Il y a quelques semaines, le gouvernement Netanyahou avait proposé, via les médiateurs égyptien et qatari, à Sinouar et ses compagnons, un passage sécurisé de sortie de Gaza vers le Soudan. Sinouar a préféré affronter un char et mourir l’arme à la main. Les images qui ont immortalisé ses derniers instants ont visiblement fait plus de mal que de bien aux dirigeants israéliens, qui ont sermonné les militaires qui ont filmé et diffusé ces images dont l’impact psychologique risque de contrarier l’objectif escompté par la propagande de guerre israélienne.

Le 22 mars 2004, un hélicoptère israélien abattait le fondateur du Hamas, le cheikh Ahmed Yassine. Quelques semaines plus tard, le 17 avril 2004, c’est au tour de son successeur, Abdelaziz al-Rantissi, d’être tué dans un autre raid aérien. Vingt ans plus tard, on sait comment le Hamas s’est relevé de cette double épreuve, avec une nouvelle direction, plus radicale. Yahya Sinouar a été tué à l’intérieur d’un bâtiment ciblé par un char Merkava. Mais la cause palestinienne est toujours vivante tant que vivront des Palestiniens attachés à leur terre et assoiffés de justice. C’est Netanyahou, lui-même, qui l’avoue en déclarant : « Nous avons tué Sinouar, mais la guerre continue ».

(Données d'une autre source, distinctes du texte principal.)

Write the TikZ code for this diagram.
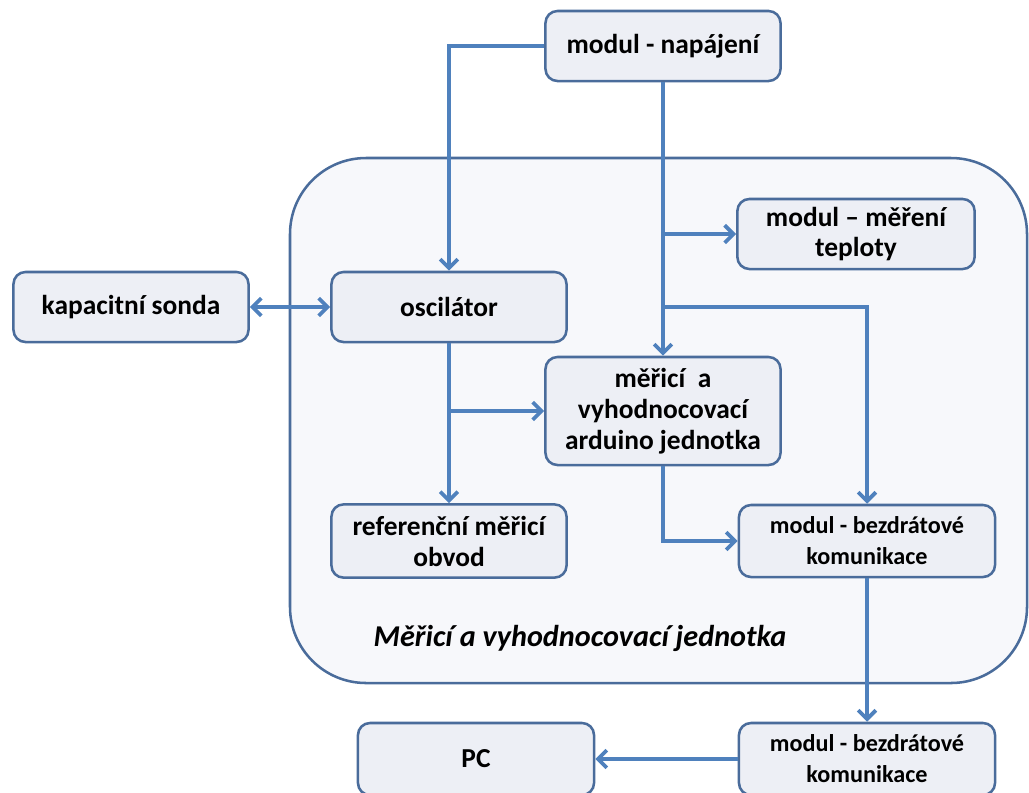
\documentclass[tikz,border=0pt]{standalone}
\usepackage{fontspec}
\setmainfont{Carlito}
\usepackage{tikz}
\usepackage{xcolor}
\usetikzlibrary{arrows.meta}
\usetikzlibrary{positioning}
\definecolor{linka}{HTML}{4F81BD}
\definecolor{okraj}{HTML}{4A6C9B}
\definecolor{vypln}{HTML}{EDEFF5}
\definecolor{pozadi}{HTML}{F7F8FB}

\begin{document}
\begin{tikzpicture}[x=0.025cm, y=-0.025cm,
        box/.style={draw=okraj, line width=1.8pt, fill=vypln, rounded corners=0.3cm, align=center,
            font=\fontsize{19.5}{22}\selectfont\bfseries, minimum width=5.875cm, minimum height=1.75cm},
        malybox/.style={box, font=\fontsize{17.2}{22}\selectfont\bfseries, minimum width=6.4cm, minimum height=1.8cm},
        spoj/.style={draw=linka, line width=2.7pt, -{Straight Barb[length=2.2mm, width=4.4mm]}}]
        \useasboundingbox (0,0) rectangle (1029,792);
        % velky blok
        \draw[draw=okraj, line width=1.8pt, fill=pozadi, rounded corners=1.9cm] (290,158) rectangle (1027,683);
        \node[font=\fontsize{21.5}{24}\selectfont\bfseries\itshape] (nazev) at (580,638) {Měřicí a vyhodnocovací jednotka};
        % bloky
        \node[box] (napajeni) at (663,46) {modul - napájení};
        \node[box, minimum width=5.93cm] (teplota) at (856,234) {modul – měření\\teploty};
        \node[box] (sonda) at (131,307) {kapacitní sonda};
        \node[box] (osc) at (449,307) {oscilátor};
        \node[box, minimum height=2.7cm] (arduino) at (663,411) {měřicí~ a\\vyhodnocovací\\arduino jednotka};
        \node[box, minimum height=1.83cm] (ref) at (449,541) {referenční měřicí\\obvod};
        \node[malybox] (bezdr) at (867,541) {modul - bezdrátové\\komunikace};
        \node[malybox] (bezdr2) at (867,759) {modul - bezdrátové\\komunikace};
        \node[box, minimum width=5.9cm, minimum height=1.8cm] (pc) at (476,759) {PC};
        % spoje
        \draw[spoj] (napajeni.west) -| (osc.north);
        \draw[spoj] (napajeni.south) -- (arduino.north);
        \draw[spoj] (napajeni.south |- teplota.west) -- (teplota.west); % odbocka na teplotu
        \draw[spoj] (napajeni.south |- osc.east) -| (bezdr.north);
        \draw[spoj, {Straight Barb[length=2.2mm, width=4.4mm]}-{Straight Barb[length=2.2mm, width=4.4mm]}] (sonda) -- (osc);
        \draw[spoj] (osc.south) -- (ref.north);
        \draw[spoj] (osc.south |- arduino.west) -- (arduino.west);
        \draw[spoj] (arduino.south) |- (bezdr.west);
        \draw[spoj] (bezdr.south) -- (bezdr2.north);
        \draw[spoj] (bezdr2.west) -- (pc.east);
    \end{tikzpicture}
\end{document}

Les péripéties d’une guerre, qui peut connaître des pauses plus ou moins longues mais qui est condamnée à reprendre tous les dix ans tant que ses causes profondes n’ont pas été traitées, ne doivent pas nous faire oublier l’essentiel. L’ordre régional que cherche à imposer l’Empire américain au Moyen-Orient, en comptant sur la supériorité militaire de son gendarme israélien et sur la vile collaboration des régimes arabes qui ne doivent leur survie qu’à la tyrannie et à la corruption, sera chaque jour plus insupportable.

Les victoires tactiques enregistrées par l’armée d’occupation risquent d’alimenter l’arrogance d’Israël, qui fut pointée du doigt en 1967 par le Général De Gaulle. C’est cette arrogance, adossée aux atrocités commises par une armée qui ne recule désormais devant rien, pas même les crimes de guerre les plus graves qui s’apparentent selon de nombreux observateurs internationaux à des crimes contre l’humanité, qui risque de mettre le feu aux poudres dans une région qui a accumulé, durant des décennies, tant de contradictions et tant d’injustices devant le regard lâche et complaisant d’une communauté internationale qui murmure à peine sa désapprobation, mais qui s’avoue impuissante devant la toute-puissance américaine. Mais jusqu’à quand ?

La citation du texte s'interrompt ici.